This morning Paul Krugman is thrilled to pronounce the start of what he refers to as the Third Depression in American history:
We are now, I fear, in the early stages of a third depression. It will probably look more like the Long Depression than the much more severe Great Depression. But the cost — to the world economy and, above all, to the millions of lives blighted by the absence of jobs — will nonetheless be immense.
and I certainly agree with this pronouncement:
And this third depression will be primarily a failure of policy.
However, I suspect that the policies he’s referring to aren’t the policies that are actually at the root of our problems.

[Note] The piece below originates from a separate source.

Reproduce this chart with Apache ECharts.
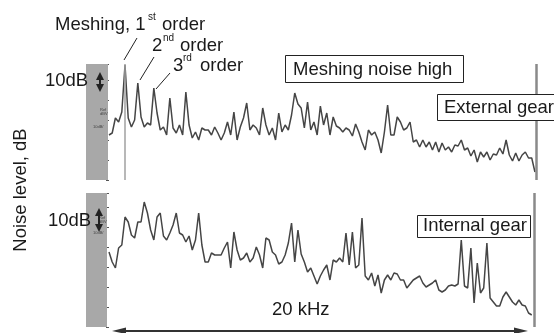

Our present economic downturn isn’t at depression levels for any indicator other than employment. If unemployment were defined the same way now as it was three quarters of a century ago, we would be approaching the levels of unemployment seen then. Don’t let any of my comments fool you into thinking that I’m unconcerned about the plight of the unemployed. That isn’t the case. The question is why isn’t employment growing?
You can’t understand the fix we’re in until you recognize that the late 1990’s were an aberration. Several things, including the enormous capital investments that had been made by governments and businesses over many years in computer and communications technologies finally paying off, the end of the Cold War, the rise of sovereign wealth funds, the centralization of finance, all happened at once. Once you discount the Internet bubble and the sudden and, unfortunately, temporary increase in income it produced it’s clear that income growth (except among the very highest income earners) and job growth have been phlegmatic in the United States for a quarter century or more.
We can’t return to the late 1990’s. It was the exception, not the rule.
What are the factors that are dragging our economy down? Here are a few:
- We have been investing very heavily in the healthcare sector, a sector which creates fewer jobs per dollar than most others, without being willing to control costs there. The doctor fix making its way through the Congress as we speak is the latest example of that lack of willingness.
- We have persisted in subsidizing things, e.g. housing construction, oil consumption, that are not in our long-term interests. The long-term eventually arrives.
- We subsidize the incomes of people who don’t need subsidies.
- We undertake too much with our military and spend too much on it.
- We have imposed an increasing administrative burden on businesses in the form of regulations, especially the execrable Sarbanes-Oxley. I know of no business that has improved its actual accountability by implementing it. But I know of lots that are bearing substantial costs by doing so.
- Government at all levels is mired in the 1950’s in business methods, personnel policies and procedures, and, most of all, costs.
- We should never have admitted China to the WTO or granted it permanent most favored nation trading status without exacting much more stringent actions from the country including abandoning their peg on the dollar and allowing currency to be freely traded in China. China is so vast it can shake the world economy and, since it continues to be authoritarian, it can do so as a matter of policy.
- The policies of the Fed, contributing to asset inflation, made us think we were better off than we were.
Dr. Krugman may not like what the Europeans are doing but they have little choice. They’re tapped out. Borrowing is drying up for them. And their austerity plans will have the perverse effect of nullifying whatever effect our own fiscal stimulus strategies may have. If the rest of the world concentrates on production while we concentrate on consumption, there will be job creation but it won’t be here. We undertake increasing debt at enormous risk.
I’m not an anarcho-capitalist (maybe not even a minarchist), I think that some government regulations are necessary to keep the market free and make for a civil society, and I don’t think that isolationism will solve our problems. I do think we need to do whatever we do a lot more prudently than we have been. To me that means less influence from Fabian theoreticians who’ve never created a business or made a payroll.